De Babel à la Pentecôte

6 juin 2006

Fête de l’Alliance et du don de la Loi au Sinaï pour les juifs, la Pentecôte est pour les chrétiens la fête du don de l’Esprit. Elle célèbre la diversité des langues, des cultures, des religions, révélant ainsi la richesse d’une humanité capable de créativité et d’inventivité. Et une diversité qui ne se vit pas au détriment de la communion, de l’unité, de l’universalité. Tel est le message de Pentecôte. "Ces hommes qui parlent, ne sont-ils pas tous Galiléens ? Comment se fait-il alors que chacun de nous les entende dans sa langue maternelle. Parthes, Mèdes et Elamites, habitants de Mésopotamie, de Judée et de la Cappadoce" (Actes, 2, 7-9).
Le trouble de la foule vient du fait que chacun entend exprimer, dans sa propre langue, des paroles qui lui sont directement accessibles. La foule a donc accès à une parole unique. L’unité est ici associée à l’expression de la diversité. La Pentecôte, c’est “l’unidiversité”, pour reprendre une belle expression de Saint-François de Sales.
Pour nous aider à bien saisir le message de Pentecôte, Luc, l’auteur du récit des Actes des Apôtres, évoque, entre autres, l’épisode de la tour de Babel (Genèse 11,1-9). Vous vous souvenez, sans doute, de ce célèbre récit du corpus biblique, figure majeure de l’interprétation des rapports entre universalisme et particularisme. Nous pouvons la raconter comme une pièce en deux actes : Acte 1, tous les hommes parlaient la même langue et utilisaient les mêmes mots.

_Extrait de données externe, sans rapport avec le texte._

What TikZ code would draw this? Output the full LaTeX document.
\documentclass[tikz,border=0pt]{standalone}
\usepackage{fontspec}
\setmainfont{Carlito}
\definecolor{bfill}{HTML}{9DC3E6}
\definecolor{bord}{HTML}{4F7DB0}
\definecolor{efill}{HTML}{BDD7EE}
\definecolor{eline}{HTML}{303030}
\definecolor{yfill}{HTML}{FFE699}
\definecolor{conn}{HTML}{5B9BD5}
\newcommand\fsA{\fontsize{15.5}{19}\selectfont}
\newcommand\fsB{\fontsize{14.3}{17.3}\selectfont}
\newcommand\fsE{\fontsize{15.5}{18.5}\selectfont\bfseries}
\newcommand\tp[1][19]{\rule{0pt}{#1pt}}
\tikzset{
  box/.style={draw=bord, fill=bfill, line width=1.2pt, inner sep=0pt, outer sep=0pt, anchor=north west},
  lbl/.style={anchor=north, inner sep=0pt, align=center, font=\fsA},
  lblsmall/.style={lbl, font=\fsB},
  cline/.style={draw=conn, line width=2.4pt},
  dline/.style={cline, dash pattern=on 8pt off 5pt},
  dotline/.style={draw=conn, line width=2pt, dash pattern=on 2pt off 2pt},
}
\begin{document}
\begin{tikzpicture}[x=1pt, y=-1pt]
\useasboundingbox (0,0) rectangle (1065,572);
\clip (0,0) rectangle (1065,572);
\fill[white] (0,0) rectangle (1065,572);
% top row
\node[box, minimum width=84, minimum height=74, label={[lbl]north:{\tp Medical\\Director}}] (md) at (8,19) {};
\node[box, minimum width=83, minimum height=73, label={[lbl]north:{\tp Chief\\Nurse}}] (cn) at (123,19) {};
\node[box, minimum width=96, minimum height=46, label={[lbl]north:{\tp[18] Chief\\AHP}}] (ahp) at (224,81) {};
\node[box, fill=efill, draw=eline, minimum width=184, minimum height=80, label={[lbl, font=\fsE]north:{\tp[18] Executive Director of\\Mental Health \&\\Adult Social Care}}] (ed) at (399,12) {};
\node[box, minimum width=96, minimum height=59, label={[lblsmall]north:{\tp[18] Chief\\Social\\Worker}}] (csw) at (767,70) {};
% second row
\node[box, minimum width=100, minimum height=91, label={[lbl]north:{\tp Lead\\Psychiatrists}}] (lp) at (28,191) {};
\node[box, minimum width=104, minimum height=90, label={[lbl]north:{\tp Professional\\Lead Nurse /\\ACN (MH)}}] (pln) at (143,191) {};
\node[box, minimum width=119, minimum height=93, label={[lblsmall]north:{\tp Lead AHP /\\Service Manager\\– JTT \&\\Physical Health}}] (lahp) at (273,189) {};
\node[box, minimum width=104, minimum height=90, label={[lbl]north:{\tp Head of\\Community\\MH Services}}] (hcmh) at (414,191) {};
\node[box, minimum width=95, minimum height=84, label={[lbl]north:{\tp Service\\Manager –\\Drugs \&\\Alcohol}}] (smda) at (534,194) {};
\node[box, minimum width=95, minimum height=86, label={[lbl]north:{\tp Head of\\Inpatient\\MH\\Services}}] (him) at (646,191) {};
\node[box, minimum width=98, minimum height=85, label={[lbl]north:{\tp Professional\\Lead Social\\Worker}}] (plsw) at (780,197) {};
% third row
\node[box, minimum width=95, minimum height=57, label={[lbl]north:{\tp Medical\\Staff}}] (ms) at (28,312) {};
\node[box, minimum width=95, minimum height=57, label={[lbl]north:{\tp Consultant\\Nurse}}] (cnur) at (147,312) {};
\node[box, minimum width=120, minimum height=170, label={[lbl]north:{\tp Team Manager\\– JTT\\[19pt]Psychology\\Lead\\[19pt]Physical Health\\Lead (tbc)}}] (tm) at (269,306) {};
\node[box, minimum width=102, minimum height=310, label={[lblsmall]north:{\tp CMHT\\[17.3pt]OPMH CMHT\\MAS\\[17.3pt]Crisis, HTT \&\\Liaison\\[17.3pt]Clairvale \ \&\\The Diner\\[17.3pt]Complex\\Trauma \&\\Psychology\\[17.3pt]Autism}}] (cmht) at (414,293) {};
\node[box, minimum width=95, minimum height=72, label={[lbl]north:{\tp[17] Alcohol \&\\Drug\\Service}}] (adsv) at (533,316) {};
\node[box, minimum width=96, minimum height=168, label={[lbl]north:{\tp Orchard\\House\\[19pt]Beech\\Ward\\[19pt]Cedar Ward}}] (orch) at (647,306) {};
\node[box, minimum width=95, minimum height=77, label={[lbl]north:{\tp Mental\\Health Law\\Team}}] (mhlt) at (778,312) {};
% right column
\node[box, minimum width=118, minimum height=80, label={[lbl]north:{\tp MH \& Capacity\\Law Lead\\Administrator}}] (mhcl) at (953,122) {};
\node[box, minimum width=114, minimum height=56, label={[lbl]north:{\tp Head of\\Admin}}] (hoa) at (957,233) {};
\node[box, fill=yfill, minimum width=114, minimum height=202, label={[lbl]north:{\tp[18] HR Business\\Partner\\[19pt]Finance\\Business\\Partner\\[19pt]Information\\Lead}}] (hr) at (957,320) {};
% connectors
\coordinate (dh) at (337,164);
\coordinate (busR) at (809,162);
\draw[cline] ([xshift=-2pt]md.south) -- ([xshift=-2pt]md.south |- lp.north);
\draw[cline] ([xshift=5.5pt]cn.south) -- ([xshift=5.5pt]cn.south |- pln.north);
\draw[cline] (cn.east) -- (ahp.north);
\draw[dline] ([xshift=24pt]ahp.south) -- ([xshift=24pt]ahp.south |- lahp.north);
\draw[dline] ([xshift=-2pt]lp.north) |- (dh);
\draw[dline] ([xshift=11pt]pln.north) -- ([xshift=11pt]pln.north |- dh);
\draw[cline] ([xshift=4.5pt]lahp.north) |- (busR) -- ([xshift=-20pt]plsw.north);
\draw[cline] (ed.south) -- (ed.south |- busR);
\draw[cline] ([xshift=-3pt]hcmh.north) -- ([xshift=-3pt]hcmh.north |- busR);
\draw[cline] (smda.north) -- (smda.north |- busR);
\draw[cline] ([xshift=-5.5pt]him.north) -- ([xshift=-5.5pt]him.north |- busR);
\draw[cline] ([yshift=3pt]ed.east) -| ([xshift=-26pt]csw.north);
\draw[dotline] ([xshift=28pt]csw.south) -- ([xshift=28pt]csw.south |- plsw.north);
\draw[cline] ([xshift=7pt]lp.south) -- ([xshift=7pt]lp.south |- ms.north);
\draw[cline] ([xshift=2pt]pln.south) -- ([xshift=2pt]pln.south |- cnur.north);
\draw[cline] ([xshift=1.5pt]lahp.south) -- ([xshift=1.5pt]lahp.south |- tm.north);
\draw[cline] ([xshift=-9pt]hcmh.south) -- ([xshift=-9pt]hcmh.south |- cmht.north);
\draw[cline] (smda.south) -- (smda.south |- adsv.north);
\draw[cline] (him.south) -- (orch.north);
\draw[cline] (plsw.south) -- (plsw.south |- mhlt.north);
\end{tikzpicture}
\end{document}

Ils décident d’entreprendre une grande œuvre pour se faire un nom : la construction d’une tour dont la cime touchera les cieux. Acte 2, Dieu intervient pour mettre le holà : Il les disperse à la surface de la terre et brouille leurs langues. Désormais, les hommes ne se comprendront plus...
Quel est le sens de ce texte ? Un acte divin destiné à punir les hommes de leurs folles prétentions universalistes ? Ou, à l’inverse, en suivant Saint-Augustin, interpréter la dispersion des nations comme une dissémination libératrice permettant d’échapper au despotisme de l’Un, au dictature de la pensée unique et du projet totalitaire ? Pour éviter de faire un procès d’intention à Dieu, nous optons pour la seconde piste : la dispersion comme l’apprentissage de la diversité - pour nous dire que la véritable unité se trouve dans la diversité.
Le récit de Luc s’inscrit bien dans cette ligne : à Babel, l’humanité apprend la diversité, à la Pentecôte, elle apprend la "diversité dans l’unité". Babel et Pentecôte nous appellent au respect des spécificités et des diversités sous le signe de valeurs universelles.
Pour les chrétiens, la Pentecôte est une invitation à croire en un Dieu qui est souffle et qui souffle où il veut ; un Dieu qui nous donne du souffle, en nous permettant d’aspirer au meilleur de la vie et de nous-mêmes, tout en nous invitant à travailler à un monde de reconnaissance mutuelle, de justice et de paix.